Data section →
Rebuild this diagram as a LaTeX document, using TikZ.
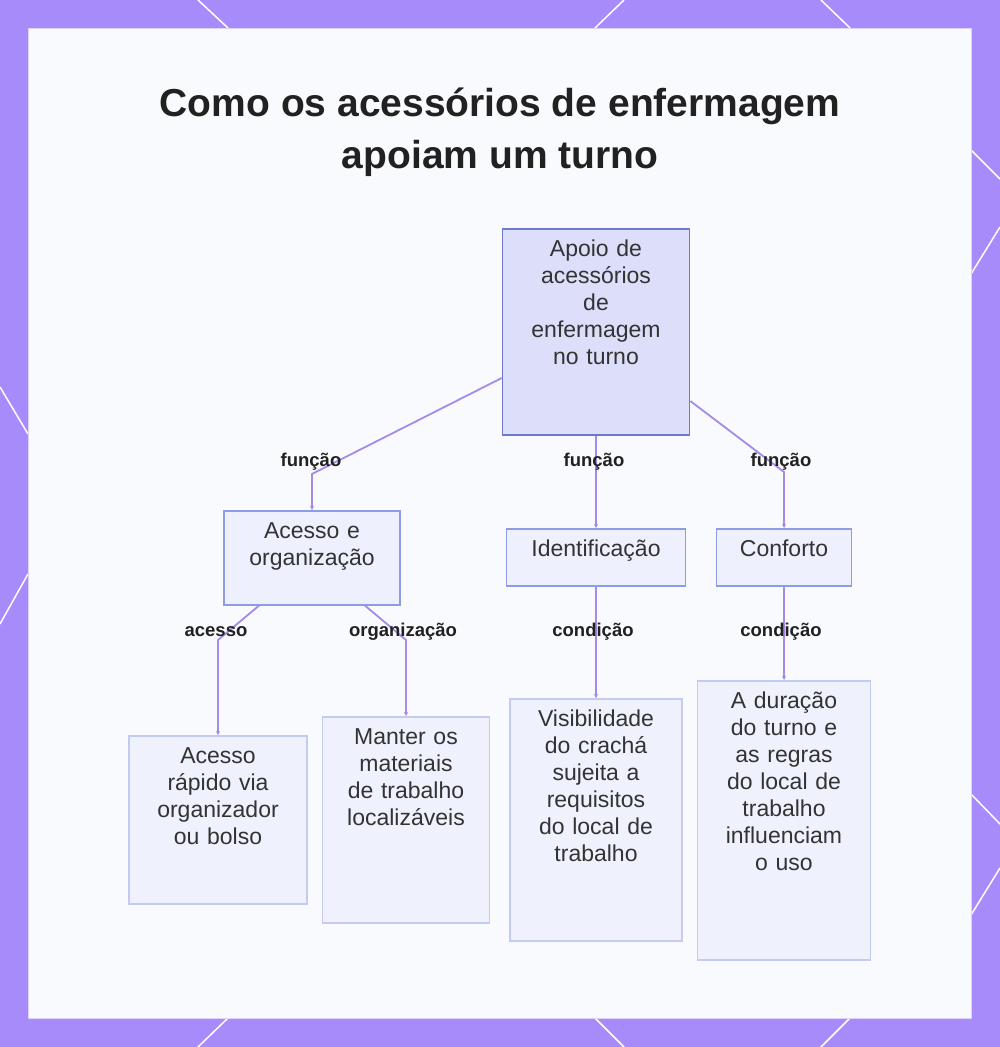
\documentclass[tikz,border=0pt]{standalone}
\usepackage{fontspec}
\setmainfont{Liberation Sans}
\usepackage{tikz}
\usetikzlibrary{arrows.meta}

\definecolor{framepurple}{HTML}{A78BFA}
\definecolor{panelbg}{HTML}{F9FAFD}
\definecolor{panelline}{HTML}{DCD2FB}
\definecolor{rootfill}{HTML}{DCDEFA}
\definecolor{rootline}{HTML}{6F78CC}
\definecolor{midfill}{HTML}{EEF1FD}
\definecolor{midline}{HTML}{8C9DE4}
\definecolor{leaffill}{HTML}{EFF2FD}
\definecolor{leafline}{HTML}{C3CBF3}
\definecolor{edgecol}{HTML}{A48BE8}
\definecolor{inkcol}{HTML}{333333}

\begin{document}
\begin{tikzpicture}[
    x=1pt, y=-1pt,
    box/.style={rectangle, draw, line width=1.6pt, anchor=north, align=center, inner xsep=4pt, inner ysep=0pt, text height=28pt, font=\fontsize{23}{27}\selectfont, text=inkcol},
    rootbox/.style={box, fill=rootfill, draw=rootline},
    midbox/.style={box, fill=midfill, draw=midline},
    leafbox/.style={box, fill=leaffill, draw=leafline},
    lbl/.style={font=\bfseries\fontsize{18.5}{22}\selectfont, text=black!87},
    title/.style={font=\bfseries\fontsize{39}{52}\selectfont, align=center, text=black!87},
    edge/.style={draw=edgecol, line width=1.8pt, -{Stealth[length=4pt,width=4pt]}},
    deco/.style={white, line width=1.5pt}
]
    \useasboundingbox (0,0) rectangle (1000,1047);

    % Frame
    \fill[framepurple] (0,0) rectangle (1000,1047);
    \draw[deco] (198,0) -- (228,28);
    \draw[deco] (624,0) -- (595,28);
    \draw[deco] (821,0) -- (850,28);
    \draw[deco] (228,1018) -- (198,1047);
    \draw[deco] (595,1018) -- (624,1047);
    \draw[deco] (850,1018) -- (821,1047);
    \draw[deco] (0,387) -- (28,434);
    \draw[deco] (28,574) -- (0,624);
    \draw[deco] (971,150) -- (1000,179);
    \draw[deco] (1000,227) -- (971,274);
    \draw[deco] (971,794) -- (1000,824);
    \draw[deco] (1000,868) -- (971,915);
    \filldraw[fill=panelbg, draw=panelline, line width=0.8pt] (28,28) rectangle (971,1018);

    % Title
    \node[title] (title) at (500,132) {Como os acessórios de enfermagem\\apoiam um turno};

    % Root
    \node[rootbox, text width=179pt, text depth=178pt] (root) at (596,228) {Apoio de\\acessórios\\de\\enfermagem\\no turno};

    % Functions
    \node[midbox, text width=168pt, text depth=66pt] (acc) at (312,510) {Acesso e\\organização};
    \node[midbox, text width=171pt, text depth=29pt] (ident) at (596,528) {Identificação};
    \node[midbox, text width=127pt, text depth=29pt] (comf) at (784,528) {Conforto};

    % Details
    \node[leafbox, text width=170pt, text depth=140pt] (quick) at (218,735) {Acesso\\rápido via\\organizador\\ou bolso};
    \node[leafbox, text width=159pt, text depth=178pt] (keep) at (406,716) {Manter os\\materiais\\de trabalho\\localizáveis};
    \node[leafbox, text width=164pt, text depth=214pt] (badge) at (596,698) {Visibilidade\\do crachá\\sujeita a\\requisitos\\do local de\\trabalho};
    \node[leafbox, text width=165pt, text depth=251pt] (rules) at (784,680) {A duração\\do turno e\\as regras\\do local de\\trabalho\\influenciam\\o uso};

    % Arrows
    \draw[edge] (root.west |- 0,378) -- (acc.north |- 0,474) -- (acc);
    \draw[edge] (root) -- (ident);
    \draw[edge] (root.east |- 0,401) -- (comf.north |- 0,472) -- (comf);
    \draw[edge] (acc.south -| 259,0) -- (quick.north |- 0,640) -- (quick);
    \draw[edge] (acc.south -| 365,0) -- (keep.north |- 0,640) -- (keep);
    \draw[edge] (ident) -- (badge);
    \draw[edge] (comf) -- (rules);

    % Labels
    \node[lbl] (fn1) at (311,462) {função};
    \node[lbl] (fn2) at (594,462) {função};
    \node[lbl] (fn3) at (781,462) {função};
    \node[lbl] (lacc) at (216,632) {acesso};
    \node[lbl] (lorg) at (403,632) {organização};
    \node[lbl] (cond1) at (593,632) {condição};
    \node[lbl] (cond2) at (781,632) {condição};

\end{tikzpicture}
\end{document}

Directions → Return the material exactly as given, apart from the pictures.

Task answer →
Rebuild this diagram as a LaTeX document, using TikZ.
\documentclass[tikz,border=0pt]{standalone}
\usepackage{fontspec}
\setmainfont{Liberation Sans}
\usepackage{tikz}
\usetikzlibrary{arrows.meta}

\definecolor{framepurple}{HTML}{A78BFA}
\definecolor{panelbg}{HTML}{F9FAFD}
\definecolor{panelline}{HTML}{DCD2FB}
\definecolor{rootfill}{HTML}{DCDEFA}
\definecolor{rootline}{HTML}{6F78CC}
\definecolor{midfill}{HTML}{EEF1FD}
\definecolor{midline}{HTML}{8C9DE4}
\definecolor{leaffill}{HTML}{EFF2FD}
\definecolor{leafline}{HTML}{C3CBF3}
\definecolor{edgecol}{HTML}{A48BE8}
\definecolor{inkcol}{HTML}{333333}

\begin{document}
\begin{tikzpicture}[
    x=1pt, y=-1pt,
    box/.style={rectangle, draw, line width=1.6pt, anchor=north, align=center, inner xsep=4pt, inner ysep=0pt, text height=28pt, font=\fontsize{23}{27}\selectfont, text=inkcol},
    rootbox/.style={box, fill=rootfill, draw=rootline},
    midbox/.style={box, fill=midfill, draw=midline},
    leafbox/.style={box, fill=leaffill, draw=leafline},
    lbl/.style={font=\bfseries\fontsize{18.5}{22}\selectfont, text=black!87},
    title/.style={font=\bfseries\fontsize{39}{52}\selectfont, align=center, text=black!87},
    edge/.style={draw=edgecol, line width=1.8pt, -{Stealth[length=4pt,width=4pt]}},
    deco/.style={white, line width=1.5pt}
]
    \useasboundingbox (0,0) rectangle (1000,1047);

    % Frame
    \fill[framepurple] (0,0) rectangle (1000,1047);
    \draw[deco] (198,0) -- (228,28);
    \draw[deco] (624,0) -- (595,28);
    \draw[deco] (821,0) -- (850,28);
    \draw[deco] (228,1018) -- (198,1047);
    \draw[deco] (595,1018) -- (624,1047);
    \draw[deco] (850,1018) -- (821,1047);
    \draw[deco] (0,387) -- (28,434);
    \draw[deco] (28,574) -- (0,624);
    \draw[deco] (971,150) -- (1000,179);
    \draw[deco] (1000,227) -- (971,274);
    \draw[deco] (971,794) -- (1000,824);
    \draw[deco] (1000,868) -- (971,915);
    \filldraw[fill=panelbg, draw=panelline, line width=0.8pt] (28,28) rectangle (971,1018);

    % Title
    \node[title] (title) at (500,132) {Como os acessórios de enfermagem\\apoiam um turno};

    % Root
    \node[rootbox, text width=179pt, text depth=178pt] (root) at (596,228) {Apoio de\\acessórios\\de\\enfermagem\\no turno};

    % Functions
    \node[midbox, text width=168pt, text depth=66pt] (acc) at (312,510) {Acesso e\\organização};
    \node[midbox, text width=171pt, text depth=29pt] (ident) at (596,528) {Identificação};
    \node[midbox, text width=127pt, text depth=29pt] (comf) at (784,528) {Conforto};

    % Details
    \node[leafbox, text width=170pt, text depth=140pt] (quick) at (218,735) {Acesso\\rápido via\\organizador\\ou bolso};
    \node[leafbox, text width=159pt, text depth=178pt] (keep) at (406,716) {Manter os\\materiais\\de trabalho\\localizáveis};
    \node[leafbox, text width=164pt, text depth=214pt] (badge) at (596,698) {Visibilidade\\do crachá\\sujeita a\\requisitos\\do local de\\trabalho};
    \node[leafbox, text width=165pt, text depth=251pt] (rules) at (784,680) {A duração\\do turno e\\as regras\\do local de\\trabalho\\influenciam\\o uso};

    % Arrows
    \draw[edge] (root.west |- 0,378) -- (acc.north |- 0,474) -- (acc);
    \draw[edge] (root) -- (ident);
    \draw[edge] (root.east |- 0,401) -- (comf.north |- 0,472) -- (comf);
    \draw[edge] (acc.south -| 259,0) -- (quick.north |- 0,640) -- (quick);
    \draw[edge] (acc.south -| 365,0) -- (keep.north |- 0,640) -- (keep);
    \draw[edge] (ident) -- (badge);
    \draw[edge] (comf) -- (rules);

    % Labels
    \node[lbl] (fn1) at (311,462) {função};
    \node[lbl] (fn2) at (594,462) {função};
    \node[lbl] (fn3) at (781,462) {função};
    \node[lbl] (lacc) at (216,632) {acesso};
    \node[lbl] (lorg) at (403,632) {organização};
    \node[lbl] (cond1) at (593,632) {condição};
    \node[lbl] (cond2) at (781,632) {condição};

\end{tikzpicture}
\end{document}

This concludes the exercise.